Mr. Myers must not have enough work to keep him busy. There are so many other things for the government to get involved, in, but fake bull testicles do not qualify. I'm sure it was never the intention of all the politicians who came before Mr. Myers never dreamed they'd have to make a decision about fake testicles. I would think unemployment, education, prison conditions, the Chesapeake Bay, etc. would have presidence over fake bull testicals. The good people of Washington and Allegheny County voted for Myers?

slyboots2 said...

That is the conundrum. Politicians without enough really important stuff to do. Playing with other people's money. Just because they can.

Anonymous said...

Let me get this straight. You don't want anyone to "inflict their offended sensibilities" on you.
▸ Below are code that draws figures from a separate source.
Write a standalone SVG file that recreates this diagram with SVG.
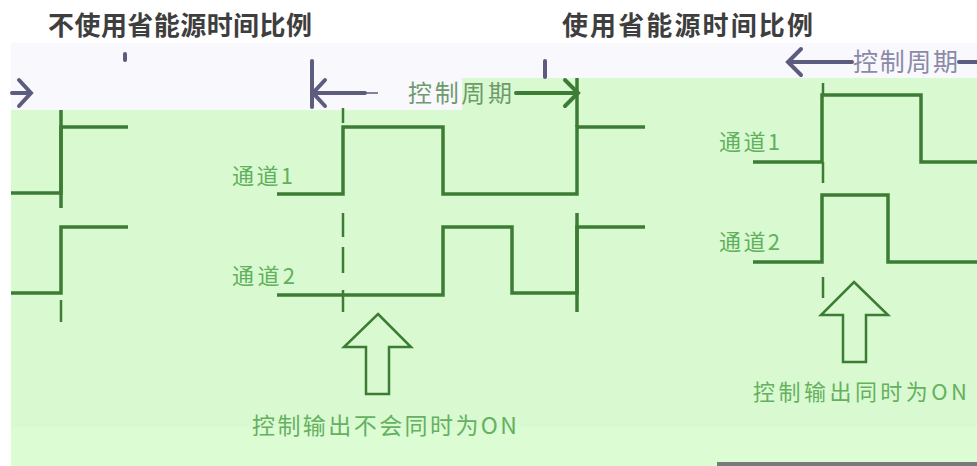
<svg xmlns="http://www.w3.org/2000/svg" width="977" height="466" viewBox="0 0 977 466">
<style>
.wave{fill:none;stroke:#3c7c34;stroke-width:3.5;stroke-linejoin:miter;stroke-linecap:butt}
.dash{fill:none;stroke:#3c7c34;stroke-width:2.5}
.hollow{fill:none;stroke:#3c7c34;stroke-width:2.5;stroke-linejoin:miter}
.gray{fill:none;stroke:#5c5c7e;stroke-width:4;stroke-linecap:round}
.grn{fill:none;stroke:#3c7c34;stroke-width:4;stroke-linecap:round}
.title{font-family:"Noto Sans CJK SC","Noto Sans",sans-serif;font-size:26px;font-weight:bold;fill:#3e3e3e}
.lbl{font-family:"Noto Sans CJK SC","Noto Sans",sans-serif;font-size:22px;fill:#62b05e}
.note{font-family:"Noto Sans CJK SC","Noto Sans",sans-serif;font-size:23px;fill:#66b062}
</style>
<g id="background">
<rect x="0" y="0" width="977" height="466" fill="#ffffff"/>
<rect x="11" y="43" width="966" height="67" fill="#f8f8fd"/>
<polygon points="11,110 462,110 462,78 977,78 977,466 11,466" fill="#d9fad0"/>
<rect x="11" y="427" width="966" height="39" fill="#dcfcd4"/>
<rect x="717" y="462" width="260" height="4" fill="#7a7a7a"/>
</g>
<g id="title-left"><text class="title" x="48" y="35" textLength="264" lengthAdjust="spacing">不使用省能源时间比例</text></g>
<g id="title-right"><text class="title" x="562" y="35" textLength="251" lengthAdjust="spacing">使用省能源时间比例</text></g>
<g id="connectors">
<path class="gray" d="M12,93 H30 M19,80 L31,93 L19,106"/>
<path class="gray" d="M125,54 V60" stroke-width="2.5"/>
<path class="gray" d="M312,61 V107" stroke-width="3"/>
<path class="gray" d="M545,61 V77" stroke-width="3"/>
<path class="gray" d="M314,93 H365 M325,80 L313,93 L325,106"/>
<path d="M365,93 H378" stroke="#5c5c7e" stroke-width="1.5"/>
<text x="408" y="102" textLength="104" lengthAdjust="spacing" style="font-family:'Noto Sans CJK SC','Noto Sans',sans-serif;font-size:24px;fill:#6f9a6c">控制周期</text>
<path class="grn" d="M516,93 H576 M565,80 L578,93 L565,106"/>
<path class="gray" d="M789,62 H852 M801,49 L788,62 L801,75"/>
<text x="853" y="71" textLength="105" lengthAdjust="spacing" style="font-family:'Noto Sans CJK SC','Noto Sans',sans-serif;font-size:25px;fill:#8a8aa8">控制周期</text>
<path class="gray" d="M959,62 H977"/>
</g>
<g id="wave-left">
<path class="wave" d="M11,193 H61 V127 H128"/>
<path class="wave" d="M61,110 V208"/>
<path class="wave" d="M11,293 H61 V227 H128"/>
<path class="dash" d="M61,300 V322"/>
</g>
<g id="labels-mid">
<text class="lbl" x="232" y="184" textLength="61" lengthAdjust="spacing">通道1</text>
<text class="lbl" x="232" y="284" textLength="63" lengthAdjust="spacing">通道2</text>
</g>
<g id="wave-mid">
<path class="wave" d="M277,194 H343 V127 H443 V194 H577 V127 H645"/>
<path class="wave" d="M277,295 H443 V227 H512 V293 H577 V227 H645"/>
<path class="dash" d="M343,108 V123 M343,213 V237 M343,247 V273 M343,290 V312"/>
<path class="wave" d="M577,78 V127 M577,213 V312" stroke-width="3"/>
</g>
<g id="arrow-mid">
<polygon class="hollow" points="378,314 411,347 389,347 389,394 366,394 366,347 344,347"/>
<text class="note" x="252" y="434" textLength="265" lengthAdjust="spacing">控制输出不会同时为ON</text>
</g>
<g id="labels-right">
<text class="lbl" x="719" y="150" textLength="61" lengthAdjust="spacing">通道1</text>
<text class="lbl" x="719" y="250" textLength="61" lengthAdjust="spacing">通道2</text>
</g>
<g id="wave-right">
<path class="wave" d="M753,162 H822 V95 H921 V162 H977"/>
<path class="wave" d="M753,262 H822 V195 H888 V262 H977"/>
<path class="dash" d="M823,83 V95 M823,162 V183 M823,277 V298"/>
</g>
<g id="arrow-right">
<polygon class="hollow" points="854,282 888,315 866,315 866,362 843,362 843,315 821,315"/>
<text class="note" x="753" y="400" textLength="214" lengthAdjust="spacing" style="font-size:22px">控制输出同时为ON</text>
</g>
</svg>
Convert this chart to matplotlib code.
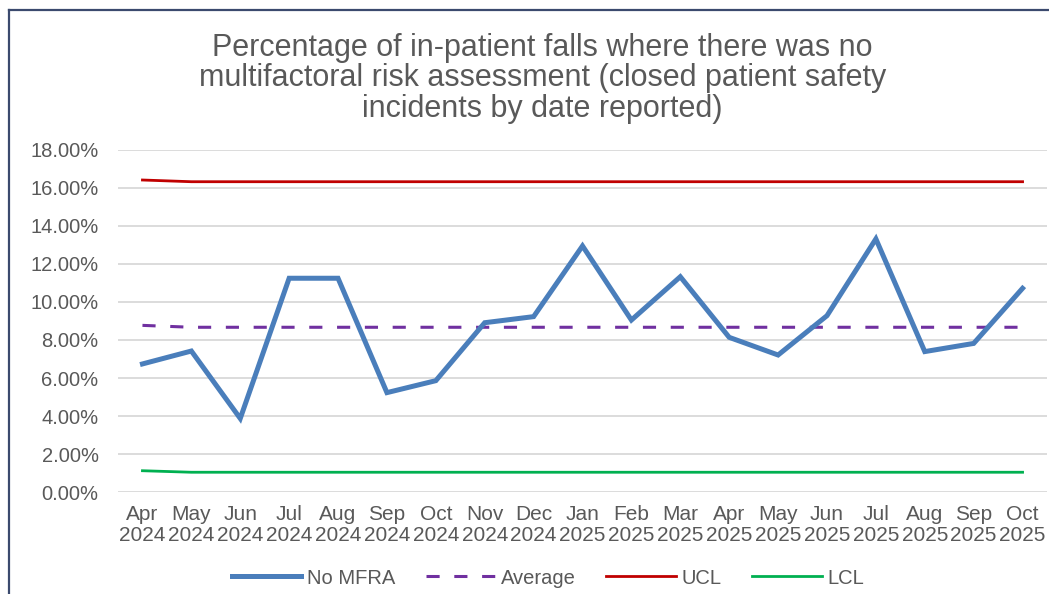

But you seem to have no problem inflicting YOUR idiotic sensibilites on us by thinking its OK to display anything that is offensive? You and the ACLU are completely ignorant in thinking that we inflict our values on you when in fact the minority view that you and the ACLU argue is inflicting your values (or lack thereof)on the majority.
Use some common sense. And either you do not have kids or they are stupid because my kids ask millions of questions, never let things go, and bring up things that happened months ago out of the blue. Perhaps your lack of education and common sense has trickled down to your children. Besides that--let the issue come to a vote--lets be democratic about it.

slyboots2 said...

Wow. A year later and you comment on this post? Interesting. And a little sad. Move on. My blog, my rules. I don't have to justify or debate diddly squat with you or anyone else. Period.